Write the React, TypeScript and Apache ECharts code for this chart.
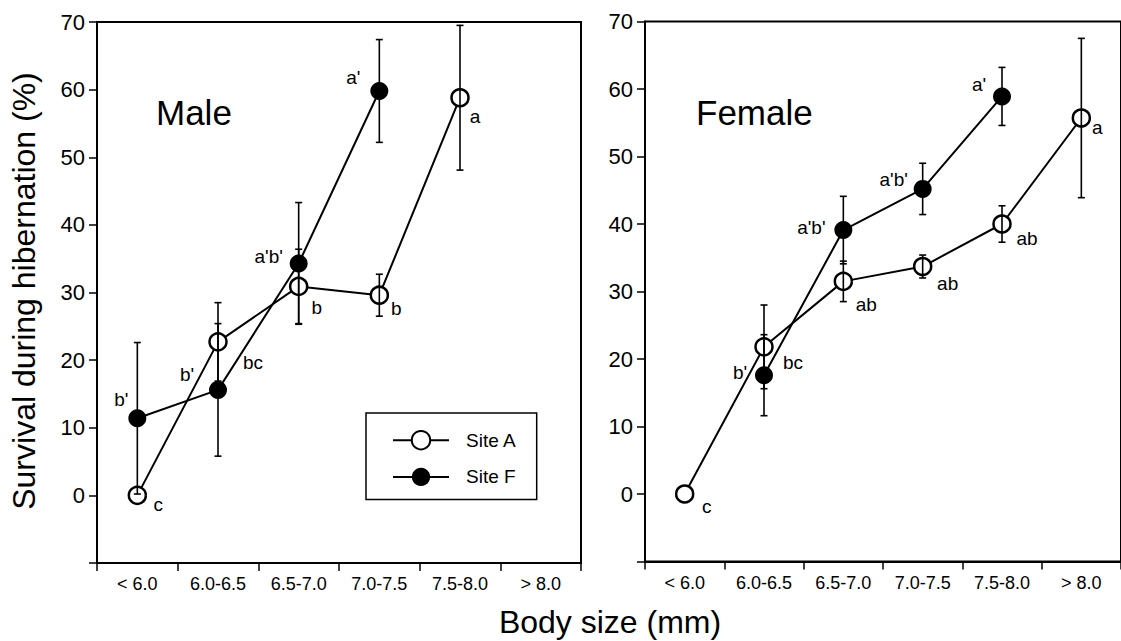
import React, { useEffect, useRef } from "react";
import * as echarts from "echarts";

const categories = ["< 6.0", "6.0-6.5", "6.5-7.0", "7.0-7.5", "7.5-8.0", "> 8.0"];
const yTickValues = [0, 10, 20, 30, 40, 50, 60, 70];

const maleSiteA = [0, 22.7, 30.9, 29.6, 58.8, null];
const maleSiteAErr = [null, 5.8, 5.5, 3.1, 10.7, null];
const maleSiteF = [11.4, 15.6, 34.3, 59.8, null, null];
const maleSiteFErr = [11.2, 9.8, 9.0, 7.6, null, null];
const maleSiteALetters = ["c", "bc", "b", "b", "a", ""];
const maleSiteFLetters = ["b'", "b'", "a'b'", "a'", "", ""];

const femaleSiteA = [0, 21.8, 31.5, 33.7, 40.0, 55.7];
const femaleSiteAErr = [null, 6.2, 3.0, 1.7, 2.7, 11.8];
const femaleSiteF = [null, 17.6, 39.1, 45.2, 58.9, null];
const femaleSiteFErr = [null, 6.0, 5.0, 3.8, 4.3, null];
const femaleSiteALetters = ["c", "bc", "ab", "ab", "ab", "a"];
const femaleSiteFLetters = ["", "b'", "a'b'", "a'b'", "a'", ""];

// label placement (style only)
const maleAOffsets = [[21, 9], [35, 21], [18, 21], [17, 13], [15, 19], [0, 0]];
const maleFOffsets = [[-16, -19], [-31, -15], [-30, -7], [-26, -13], [0, 0], [0, 0]];
const femaleAOffsets = [[22, 12], [29, 16], [23, 23], [25, 17], [25, 14], [16, 9]];
const femaleFOffsets = [[0, 0], [-24, -3], [-32, -3], [-29, -9], [-23, -12], [0, 0]];

const FONT = "Liberation Sans, Arial, Helvetica, sans-serif";

function lineData(values: (number | null)[], letters: string[], offsets: number[][]) {
  return values.map((v, i) => {
    if (v === null) return "-";
    const txt = letters[i];
    return {
      value: v,
      label: {
        show: !!txt,
        formatter: txt,
        position: "inside",
        offset: offsets[i],
        align: "center",
        verticalAlign: "middle",
      },
    };
  });
}

function errData(values: (number | null)[], errs: (number | null)[]) {
  const out: number[][] = [];
  values.forEach((v, i) => {
    const e = errs[i];
    if (v !== null && e !== null && e !== undefined) out.push([i, v - e, v + e]);
  });
  return out;
}

const renderErr = (params: any, api: any) => {
  const x = api.value(0);
  const lo = api.value(1);
  const hi = api.value(2);
  const p1 = api.coord([x, hi]);
  const p2 = api.coord([x, lo]);
  const w = 3.5;
  const st = { stroke: "#000", lineWidth: 1.6 };
  return {
    type: "group",
    children: [
      { type: "line", shape: { x1: p1[0], y1: p1[1], x2: p2[0], y2: p2[1] }, style: st },
      { type: "line", shape: { x1: p1[0] - w, y1: p1[1], x2: p1[0] + w, y2: p1[1] }, style: st },
      { type: "line", shape: { x1: p2[0] - w, y1: p2[1], x2: p2[0] + w, y2: p2[1] }, style: st },
    ],
  };
};

export default function App() {
  const ref = useRef<HTMLDivElement>(null);
  useEffect(() => {
    if (!ref.current) return;
    const chart = echarts.init(ref.current, undefined, { renderer: "svg" });

    const xAxisBase = (gridIndex: number) => ({
      type: "category",
      gridIndex,
      data: categories,
      boundaryGap: true,
      position: "bottom",
      axisLine: { show: true, onZero: false, lineStyle: { color: "#000", width: 2 } },
      axisTick: { show: true, inside: false, length: 8, alignWithLabel: false, lineStyle: { color: "#000", width: 1.5 } },
      axisLabel: { color: "#000", fontSize: 18, fontFamily: FONT, margin: 12, interval: 0 },
      splitLine: { show: false },
    });
    const yAxisBase = (gridIndex: number) => ({
      type: "value",
      gridIndex,
      min: -10,
      max: 70,
      interval: 10,
      axisLine: { show: true, lineStyle: { color: "#000", width: 2 } },
      axisTick: { show: true, inside: false, length: 8, lineStyle: { color: "#000", width: 1.5 } },
      axisLabel: {
        color: "#000",
        fontSize: 22,
        fontFamily: FONT,
        margin: 12,
        formatter: (v: number) => (yTickValues.indexOf(v) >= 0 ? String(v) : ""),
      },
      splitLine: { show: false },
    });

    const siteAStyle = {
      type: "line",
      symbol: "circle",
      symbolSize: 17,
      lineStyle: { color: "#000", width: 2 },
      itemStyle: { color: "#fff", borderColor: "#000", borderWidth: 2.5 },
      label: { color: "#000", fontSize: 19, fontFamily: FONT },
      z: 2,
    };
    const siteFStyle = {
      type: "line",
      symbol: "circle",
      symbolSize: 18,
      lineStyle: { color: "#000", width: 2 },
      itemStyle: { color: "#000", borderColor: "#000", borderWidth: 0 },
      label: { color: "#000", fontSize: 19, fontFamily: FONT },
      z: 2,
    };
    const errStyle = { type: "custom", renderItem: renderErr, z: 4, silent: true, encode: { x: 0, y: [1, 2] } };

    chart.setOption({
      animation: false,
      backgroundColor: "#fff",
      textStyle: { fontFamily: FONT },
      grid: [
        { left: 97, right: 1121 - 581, top: 22, bottom: 641 - 563, show: true, borderColor: "#000", borderWidth: 2 },
        { left: 645, right: -4, top: 21.5, bottom: 641 - 561.5, show: true, borderColor: "#000", borderWidth: 2 },
      ],
      xAxis: [xAxisBase(0), xAxisBase(1)],
      yAxis: [yAxisBase(0), yAxisBase(1)],
      legend: {
        data: ["Site A", "Site F"],
        orient: "vertical",
        left: 366,
        top: 413,
        itemWidth: 56,
        itemHeight: 23,
        itemGap: 17,
        padding: [17, 20, 13, 26],
        borderColor: "#000",
        borderWidth: 1.5,
        textStyle: { color: "#000", fontSize: 19, fontFamily: FONT, padding: [0, 0, 0, 12] },
      },
      graphic: [
        { type: "text", left: 156, top: 95, style: { text: "Male", fontSize: 35, fontFamily: FONT, fill: "#000" } },
        { type: "text", left: 696, top: 95, style: { text: "Female", fontSize: 35, fontFamily: FONT, fill: "#000" } },
        {
          type: "text",
          x: 24,
          y: 291,
          rotation: Math.PI / 2,
          style: {
            text: "Survival during hibernation (%)",
            fontSize: 32,
            fontFamily: FONT,
            fill: "#000",
            align: "center",
            verticalAlign: "middle",
          },
        },
        {
          type: "text",
          x: 610,
          y: 622,
          style: {
            text: "Body size (mm)",
            fontSize: 32,
            fontFamily: FONT,
            fill: "#000",
            align: "center",
            verticalAlign: "middle",
          },
        },
      ],
      series: [
        { ...siteAStyle, name: "Site A", xAxisIndex: 0, yAxisIndex: 0, data: lineData(maleSiteA, maleSiteALetters, maleAOffsets) },
        { ...siteFStyle, name: "Site F", xAxisIndex: 0, yAxisIndex: 0, data: lineData(maleSiteF, maleSiteFLetters, maleFOffsets) },
        { ...siteAStyle, name: "Site A", xAxisIndex: 1, yAxisIndex: 1, data: lineData(femaleSiteA, femaleSiteALetters, femaleAOffsets) },
        { ...siteFStyle, name: "Site F", xAxisIndex: 1, yAxisIndex: 1, data: lineData(femaleSiteF, femaleSiteFLetters, femaleFOffsets) },
        { ...errStyle, name: "errMaleA", xAxisIndex: 0, yAxisIndex: 0, data: errData(maleSiteA, maleSiteAErr) },
        { ...errStyle, name: "errMaleF", xAxisIndex: 0, yAxisIndex: 0, data: errData(maleSiteF, maleSiteFErr) },
        { ...errStyle, name: "errFemaleA", xAxisIndex: 1, yAxisIndex: 1, data: errData(femaleSiteA, femaleSiteAErr) },
        { ...errStyle, name: "errFemaleF", xAxisIndex: 1, yAxisIndex: 1, data: errData(femaleSiteF, femaleSiteFErr) },
      ],
    });
    return () => chart.dispose();
  }, []);

  return (
    <div
      ref={ref}
      style={{ position: "fixed", left: 0, top: 0, width: 1121, height: 641, background: "#fff" }}
    />
  );
}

##########

*WHAT NEEDS TO BE DONE*:
Your task is to restate word for word the lines from the top of the data to the line containing "const yTickValues = [0, 10, 20, 30, 40, 50, 60, 70];", both ends included, with every picture left out.

*PROBLEM SOLUTION*:
Write the React, TypeScript and Apache ECharts code for this chart.
import React, { useEffect, useRef } from "react";
import * as echarts from "echarts";

const categories = ["< 6.0", "6.0-6.5", "6.5-7.0", "7.0-7.5", "7.5-8.0", "> 8.0"];
const yTickValues = [0, 10, 20, 30, 40, 50, 60, 70];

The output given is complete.